===== SOURCE DATA =====

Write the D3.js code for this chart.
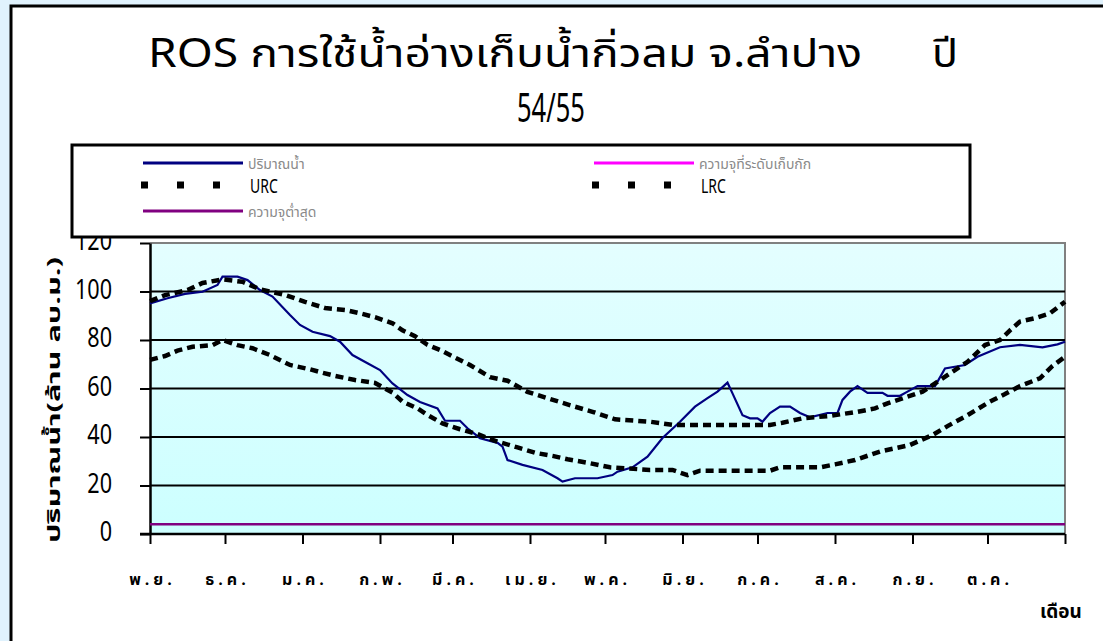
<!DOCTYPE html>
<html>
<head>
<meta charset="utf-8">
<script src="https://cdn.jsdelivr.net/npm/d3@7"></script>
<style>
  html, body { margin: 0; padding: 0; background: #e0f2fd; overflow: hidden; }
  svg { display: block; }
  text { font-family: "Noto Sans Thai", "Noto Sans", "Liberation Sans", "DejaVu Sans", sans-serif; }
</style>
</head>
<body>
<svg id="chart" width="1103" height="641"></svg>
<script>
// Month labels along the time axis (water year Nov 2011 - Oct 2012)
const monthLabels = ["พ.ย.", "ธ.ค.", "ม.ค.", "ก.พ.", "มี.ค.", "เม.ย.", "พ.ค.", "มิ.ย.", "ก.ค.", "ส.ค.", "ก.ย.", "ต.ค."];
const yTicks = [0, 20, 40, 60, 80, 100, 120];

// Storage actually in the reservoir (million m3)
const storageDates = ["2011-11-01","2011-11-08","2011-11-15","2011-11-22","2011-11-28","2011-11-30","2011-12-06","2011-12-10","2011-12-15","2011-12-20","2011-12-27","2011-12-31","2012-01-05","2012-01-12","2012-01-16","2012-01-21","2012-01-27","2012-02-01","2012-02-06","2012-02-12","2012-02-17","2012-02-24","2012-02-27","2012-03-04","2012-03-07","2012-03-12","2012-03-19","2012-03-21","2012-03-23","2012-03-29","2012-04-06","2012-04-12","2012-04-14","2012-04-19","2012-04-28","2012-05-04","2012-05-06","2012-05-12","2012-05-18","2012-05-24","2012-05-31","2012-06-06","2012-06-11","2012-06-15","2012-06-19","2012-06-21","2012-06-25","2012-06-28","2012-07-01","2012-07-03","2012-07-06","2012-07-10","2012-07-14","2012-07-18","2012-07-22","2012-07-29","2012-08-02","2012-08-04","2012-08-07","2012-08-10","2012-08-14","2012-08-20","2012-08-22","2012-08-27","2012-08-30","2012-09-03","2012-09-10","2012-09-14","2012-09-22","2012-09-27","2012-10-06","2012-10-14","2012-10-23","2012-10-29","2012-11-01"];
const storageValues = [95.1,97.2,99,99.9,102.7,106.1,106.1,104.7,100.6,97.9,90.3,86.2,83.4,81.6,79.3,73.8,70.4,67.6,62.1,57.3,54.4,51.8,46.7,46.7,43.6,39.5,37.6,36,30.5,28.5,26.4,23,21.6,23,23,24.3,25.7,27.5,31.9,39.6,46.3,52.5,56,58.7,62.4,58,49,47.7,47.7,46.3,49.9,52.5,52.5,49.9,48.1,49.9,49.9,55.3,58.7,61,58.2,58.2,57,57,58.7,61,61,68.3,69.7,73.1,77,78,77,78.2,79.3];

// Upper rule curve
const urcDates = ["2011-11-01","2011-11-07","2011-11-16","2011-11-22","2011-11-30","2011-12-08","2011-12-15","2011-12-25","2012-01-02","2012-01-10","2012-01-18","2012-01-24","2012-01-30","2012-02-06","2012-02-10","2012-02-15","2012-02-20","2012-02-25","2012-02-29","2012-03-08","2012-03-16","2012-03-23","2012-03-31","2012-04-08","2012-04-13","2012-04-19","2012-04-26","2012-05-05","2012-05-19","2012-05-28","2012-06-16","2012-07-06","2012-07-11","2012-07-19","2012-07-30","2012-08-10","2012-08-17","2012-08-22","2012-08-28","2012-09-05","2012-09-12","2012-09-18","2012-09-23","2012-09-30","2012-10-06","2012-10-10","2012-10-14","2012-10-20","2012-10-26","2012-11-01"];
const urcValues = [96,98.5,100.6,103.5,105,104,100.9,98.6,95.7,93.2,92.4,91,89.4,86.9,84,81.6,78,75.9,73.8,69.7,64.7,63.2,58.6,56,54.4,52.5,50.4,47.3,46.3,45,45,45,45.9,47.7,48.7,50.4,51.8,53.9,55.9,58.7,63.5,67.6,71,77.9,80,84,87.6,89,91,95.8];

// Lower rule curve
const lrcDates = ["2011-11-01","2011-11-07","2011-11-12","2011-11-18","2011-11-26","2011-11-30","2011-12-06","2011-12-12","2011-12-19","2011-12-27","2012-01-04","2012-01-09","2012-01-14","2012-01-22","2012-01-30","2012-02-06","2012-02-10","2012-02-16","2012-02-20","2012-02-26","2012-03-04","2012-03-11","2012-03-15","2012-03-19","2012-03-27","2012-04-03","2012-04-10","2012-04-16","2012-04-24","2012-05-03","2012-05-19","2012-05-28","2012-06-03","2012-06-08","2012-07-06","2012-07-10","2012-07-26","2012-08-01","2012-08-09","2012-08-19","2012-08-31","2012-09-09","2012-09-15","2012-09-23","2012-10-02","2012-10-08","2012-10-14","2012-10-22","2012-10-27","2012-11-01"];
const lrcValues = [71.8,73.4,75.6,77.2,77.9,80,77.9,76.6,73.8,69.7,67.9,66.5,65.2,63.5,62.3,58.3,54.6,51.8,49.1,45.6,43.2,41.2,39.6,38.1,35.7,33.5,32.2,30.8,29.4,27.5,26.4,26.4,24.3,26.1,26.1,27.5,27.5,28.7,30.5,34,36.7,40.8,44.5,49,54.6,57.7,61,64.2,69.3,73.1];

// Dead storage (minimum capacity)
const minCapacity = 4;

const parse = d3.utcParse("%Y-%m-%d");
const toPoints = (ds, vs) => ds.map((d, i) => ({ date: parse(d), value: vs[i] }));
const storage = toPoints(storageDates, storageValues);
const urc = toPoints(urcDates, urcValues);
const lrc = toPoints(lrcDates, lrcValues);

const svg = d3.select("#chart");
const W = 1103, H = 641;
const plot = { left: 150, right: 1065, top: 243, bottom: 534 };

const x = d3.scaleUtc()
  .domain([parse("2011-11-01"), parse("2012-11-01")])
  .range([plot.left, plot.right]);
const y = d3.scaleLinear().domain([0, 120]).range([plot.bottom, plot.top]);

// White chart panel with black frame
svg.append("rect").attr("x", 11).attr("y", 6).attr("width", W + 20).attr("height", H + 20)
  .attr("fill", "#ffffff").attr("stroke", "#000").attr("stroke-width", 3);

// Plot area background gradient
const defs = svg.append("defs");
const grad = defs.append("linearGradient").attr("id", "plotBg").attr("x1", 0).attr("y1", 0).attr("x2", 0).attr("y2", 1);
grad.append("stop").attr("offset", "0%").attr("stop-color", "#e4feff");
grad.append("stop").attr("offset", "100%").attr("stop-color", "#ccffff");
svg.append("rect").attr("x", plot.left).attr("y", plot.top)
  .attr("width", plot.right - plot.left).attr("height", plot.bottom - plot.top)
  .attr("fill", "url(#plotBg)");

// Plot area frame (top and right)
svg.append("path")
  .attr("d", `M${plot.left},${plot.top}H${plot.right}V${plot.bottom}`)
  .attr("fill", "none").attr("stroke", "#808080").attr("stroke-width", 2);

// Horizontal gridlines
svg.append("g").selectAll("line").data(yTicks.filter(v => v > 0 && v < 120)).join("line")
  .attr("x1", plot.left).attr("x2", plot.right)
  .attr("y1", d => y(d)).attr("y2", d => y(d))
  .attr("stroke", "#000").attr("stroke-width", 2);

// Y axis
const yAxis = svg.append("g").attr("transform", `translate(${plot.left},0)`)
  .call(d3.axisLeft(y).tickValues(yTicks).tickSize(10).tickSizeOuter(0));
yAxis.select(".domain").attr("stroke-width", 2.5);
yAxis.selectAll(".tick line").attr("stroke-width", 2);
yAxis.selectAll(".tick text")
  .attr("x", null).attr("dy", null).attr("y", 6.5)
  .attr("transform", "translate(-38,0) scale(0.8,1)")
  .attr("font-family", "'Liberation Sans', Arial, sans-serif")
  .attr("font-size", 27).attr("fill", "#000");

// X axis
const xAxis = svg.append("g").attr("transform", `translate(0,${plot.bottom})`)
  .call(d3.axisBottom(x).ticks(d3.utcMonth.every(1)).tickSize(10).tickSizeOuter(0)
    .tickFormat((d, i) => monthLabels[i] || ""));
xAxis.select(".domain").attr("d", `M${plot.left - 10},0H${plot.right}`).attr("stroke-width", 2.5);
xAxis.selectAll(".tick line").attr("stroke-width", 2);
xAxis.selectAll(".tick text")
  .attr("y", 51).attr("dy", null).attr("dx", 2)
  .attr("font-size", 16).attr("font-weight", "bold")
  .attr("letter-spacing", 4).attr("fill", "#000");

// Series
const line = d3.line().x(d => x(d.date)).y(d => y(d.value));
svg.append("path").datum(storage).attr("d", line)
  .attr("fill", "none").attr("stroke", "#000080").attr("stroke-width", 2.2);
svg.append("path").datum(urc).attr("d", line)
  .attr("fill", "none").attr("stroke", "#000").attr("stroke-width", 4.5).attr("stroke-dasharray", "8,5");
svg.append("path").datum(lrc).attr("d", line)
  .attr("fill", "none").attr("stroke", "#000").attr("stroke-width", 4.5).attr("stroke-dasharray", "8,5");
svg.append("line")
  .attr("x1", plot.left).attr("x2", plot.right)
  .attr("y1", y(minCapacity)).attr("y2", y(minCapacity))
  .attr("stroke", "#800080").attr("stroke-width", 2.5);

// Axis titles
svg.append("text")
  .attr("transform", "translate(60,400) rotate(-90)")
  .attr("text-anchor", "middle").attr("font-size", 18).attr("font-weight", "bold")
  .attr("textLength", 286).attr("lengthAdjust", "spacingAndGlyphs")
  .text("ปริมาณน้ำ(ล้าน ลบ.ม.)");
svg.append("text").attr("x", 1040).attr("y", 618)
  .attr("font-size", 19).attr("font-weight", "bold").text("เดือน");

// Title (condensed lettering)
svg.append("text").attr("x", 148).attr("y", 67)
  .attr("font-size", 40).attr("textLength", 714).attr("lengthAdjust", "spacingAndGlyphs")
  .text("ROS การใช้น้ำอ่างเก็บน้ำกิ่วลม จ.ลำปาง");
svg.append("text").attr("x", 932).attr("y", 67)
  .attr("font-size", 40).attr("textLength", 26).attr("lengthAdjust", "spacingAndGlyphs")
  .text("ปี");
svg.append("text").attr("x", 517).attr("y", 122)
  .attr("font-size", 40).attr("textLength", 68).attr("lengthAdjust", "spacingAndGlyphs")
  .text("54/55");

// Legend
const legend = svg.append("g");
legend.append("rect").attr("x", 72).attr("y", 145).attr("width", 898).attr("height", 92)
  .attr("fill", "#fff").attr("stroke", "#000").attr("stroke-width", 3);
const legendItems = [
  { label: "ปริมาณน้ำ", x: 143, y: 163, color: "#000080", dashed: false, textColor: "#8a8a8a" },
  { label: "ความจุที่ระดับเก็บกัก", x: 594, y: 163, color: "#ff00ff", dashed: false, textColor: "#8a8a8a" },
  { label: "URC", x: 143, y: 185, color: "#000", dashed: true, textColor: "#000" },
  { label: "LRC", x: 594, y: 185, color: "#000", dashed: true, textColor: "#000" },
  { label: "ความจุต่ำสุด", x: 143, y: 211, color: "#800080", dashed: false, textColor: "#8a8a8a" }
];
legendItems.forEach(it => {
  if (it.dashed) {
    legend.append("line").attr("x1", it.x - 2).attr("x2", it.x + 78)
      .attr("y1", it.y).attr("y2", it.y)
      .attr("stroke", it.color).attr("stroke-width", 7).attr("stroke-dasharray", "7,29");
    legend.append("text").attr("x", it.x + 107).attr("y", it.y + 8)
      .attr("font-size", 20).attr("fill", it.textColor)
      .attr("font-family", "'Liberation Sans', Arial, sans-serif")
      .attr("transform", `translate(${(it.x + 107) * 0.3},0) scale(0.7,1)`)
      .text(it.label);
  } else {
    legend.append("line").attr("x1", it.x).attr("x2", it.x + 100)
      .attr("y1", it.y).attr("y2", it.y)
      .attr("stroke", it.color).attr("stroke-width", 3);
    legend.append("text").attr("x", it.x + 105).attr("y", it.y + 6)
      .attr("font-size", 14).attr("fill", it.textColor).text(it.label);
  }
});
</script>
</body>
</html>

=====

* WHAT TO PRODUCE: Leave out any pictures and return exactly the lines from the beginning of the data through the line with "const yTicks = [0, 20, 40, 60, 80, 100, 120];", inclusive.

* THE RESPONSE:
Write the D3.js code for this chart.
<!DOCTYPE html>
<html>
<head>
<meta charset="utf-8">
<script src="https://cdn.jsdelivr.net/npm/d3@7"></script>
<style>
  html, body { margin: 0; padding: 0; background: #e0f2fd; overflow: hidden; }
  svg { display: block; }
  text { font-family: "Noto Sans Thai", "Noto Sans", "Liberation Sans", "DejaVu Sans", sans-serif; }
</style>
</head>
<body>
<svg id="chart" width="1103" height="641"></svg>
<script>
// Month labels along the time axis (water year Nov 2011 - Oct 2012)
const monthLabels = ["พ.ย.", "ธ.ค.", "ม.ค.", "ก.พ.", "มี.ค.", "เม.ย.", "พ.ค.", "มิ.ย.", "ก.ค.", "ส.ค.", "ก.ย.", "ต.ค."];
const yTicks = [0, 20, 40, 60, 80, 100, 120];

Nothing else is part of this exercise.